No maior país negro fora do continente africano, o certo seria que as demandas dos homens e das mulheres que compõem esse segmento majoritário fossem encaradas com a máxima seriedade. Mas a falta de um acerto de contas justo com o passado-presente escravista não deixa. Em vez disso, a naturalização do monopólio racial da fala tem sustentado a possibilidade de jogar o vivido pelo povo para debaixo do tapete.

A negação do racismo, como estruturante das desigualdades sociais, segue autorizando o não cumprimento de promessas de cidadania iniciadas há dois séculos. A relativização dos dados que caracterizam um cenário de genocídio da juventude negra impede até mesmo a formulação de uma política de segurança pública pautada no direito à vida. Direitos civis, políticos e sociais são cotidianamente violados, mas há quem diga, mesmo assim, que a democracia está assegurada.

Na contramão de tudo isso, as/os 34 intelectuais ativistas e acadêmicas/os, escritoras/es e religiosos que depositaram suas reflexões na coletânea A resistência negra ao projeto de exclusão racial — Brasil 200 anos (1822-2022) vem reforçar uma das maiores verdades nacionais: “Enquanto houver racismo, não haverá democracia”, afirmação quem tem sido impulsionada pela Coalizão Negra por Direitos nos últimos tempos.

Ao chamamento de Helio Santos, doutor em administração pela FEA-USP e histórico militante da causa antirracista, responderam dessa vez: Amauri Mendes Pereira, Ana Flávia Magalhães Pinto, Ana Maria Gonçalves, Ana Vitória Luiz e Silva Prudente, Anielle Franco, Bianca Santana, Carlos Alberto Medeiros, Celso Luiz Prudente, Cida Bento, Conceição Evaristo, Cuti (Luis Silva), Denise Carrascosa, Dennis de Oliveira, Djamila Ribeiro, Edna Roland, Eliane Barbosa da Conceição, Elias de Oliveira Sampaio, Elisa Lucinda, Helio Santos, Jaqueline Gomes de Jesus, Joel Zito Araujo, José Enes de Jesus, Kabengele Munanga, Marcilene Garcia de Souza, Mário Theodoro, Michael França, Nivia Luz, Renato Ferreira, Ronilso Pacheco, Samuel Vida, Sueli Carneiro, Valdirene Silva de Assis, Valter Silvério e Zelia Amador de Deus.

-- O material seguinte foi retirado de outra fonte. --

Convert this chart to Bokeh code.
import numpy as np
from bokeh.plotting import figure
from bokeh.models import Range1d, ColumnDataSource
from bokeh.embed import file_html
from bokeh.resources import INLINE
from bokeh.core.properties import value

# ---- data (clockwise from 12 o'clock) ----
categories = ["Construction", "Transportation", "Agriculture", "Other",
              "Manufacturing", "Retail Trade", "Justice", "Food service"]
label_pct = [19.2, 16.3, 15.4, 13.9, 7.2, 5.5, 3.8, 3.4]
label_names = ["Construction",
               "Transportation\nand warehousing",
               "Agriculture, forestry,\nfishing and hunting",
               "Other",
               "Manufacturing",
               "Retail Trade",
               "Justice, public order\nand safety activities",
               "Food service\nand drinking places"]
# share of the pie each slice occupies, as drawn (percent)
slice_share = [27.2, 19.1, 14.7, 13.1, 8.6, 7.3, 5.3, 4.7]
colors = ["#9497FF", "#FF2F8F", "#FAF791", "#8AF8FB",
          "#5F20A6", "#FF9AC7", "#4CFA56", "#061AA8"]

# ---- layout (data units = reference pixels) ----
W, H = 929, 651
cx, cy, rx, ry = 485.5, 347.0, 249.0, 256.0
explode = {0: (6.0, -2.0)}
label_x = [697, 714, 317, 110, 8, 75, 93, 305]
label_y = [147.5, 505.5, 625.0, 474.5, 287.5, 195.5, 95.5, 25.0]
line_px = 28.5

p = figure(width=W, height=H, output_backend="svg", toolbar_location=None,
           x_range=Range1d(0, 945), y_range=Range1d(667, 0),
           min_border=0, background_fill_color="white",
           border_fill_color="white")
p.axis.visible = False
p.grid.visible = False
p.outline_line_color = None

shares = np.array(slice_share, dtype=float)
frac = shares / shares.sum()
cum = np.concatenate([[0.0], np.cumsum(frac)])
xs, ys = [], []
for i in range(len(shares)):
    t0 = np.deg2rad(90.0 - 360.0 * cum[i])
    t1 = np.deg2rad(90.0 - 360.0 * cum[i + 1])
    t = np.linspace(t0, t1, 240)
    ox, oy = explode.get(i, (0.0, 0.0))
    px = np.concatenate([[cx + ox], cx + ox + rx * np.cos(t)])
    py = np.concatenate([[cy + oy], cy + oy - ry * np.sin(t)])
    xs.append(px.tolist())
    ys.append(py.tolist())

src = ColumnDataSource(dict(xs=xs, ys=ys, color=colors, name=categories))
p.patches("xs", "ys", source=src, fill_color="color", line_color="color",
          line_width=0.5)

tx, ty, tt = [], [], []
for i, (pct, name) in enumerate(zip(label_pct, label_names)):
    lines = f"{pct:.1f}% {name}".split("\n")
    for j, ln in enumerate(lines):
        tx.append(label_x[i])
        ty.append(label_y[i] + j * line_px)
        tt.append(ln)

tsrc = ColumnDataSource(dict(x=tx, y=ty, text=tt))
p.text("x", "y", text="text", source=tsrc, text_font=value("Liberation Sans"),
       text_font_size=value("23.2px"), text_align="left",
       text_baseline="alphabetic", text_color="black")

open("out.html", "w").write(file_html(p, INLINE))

O lançamento da publicação é uma das várias ações estratégicas de enfrentamento do deficit escandaloso de cidadania do Brasil. Hoje (10 de outubro), às 19h, no Itaú Cultural, uma parte do grupo se reunirá para o lançamento em São Paulo. Outra parte estará no Rio de Janeiro, no dia 13 de outubro, no Museu do Amanhã, no mesmo horário.

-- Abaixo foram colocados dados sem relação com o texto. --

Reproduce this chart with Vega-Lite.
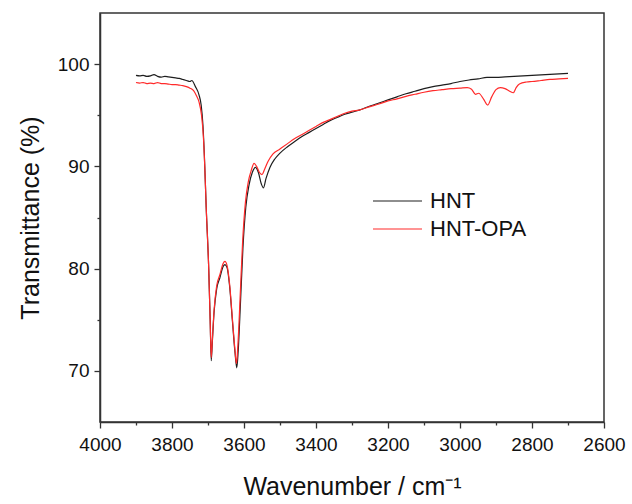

A obra representa um exercício de fomento a análises de estrutura e conjuntura a serem praticadas Brasil adentro e afora. Nelas a centralidade da presença negra deve ser um parâmetro inegociável, embora, por força da tradição de luta do Movimento Negro, não sirva para a exclusão dos demais integrantes de nossa sociedade, sobretudo os mais vulneráveis.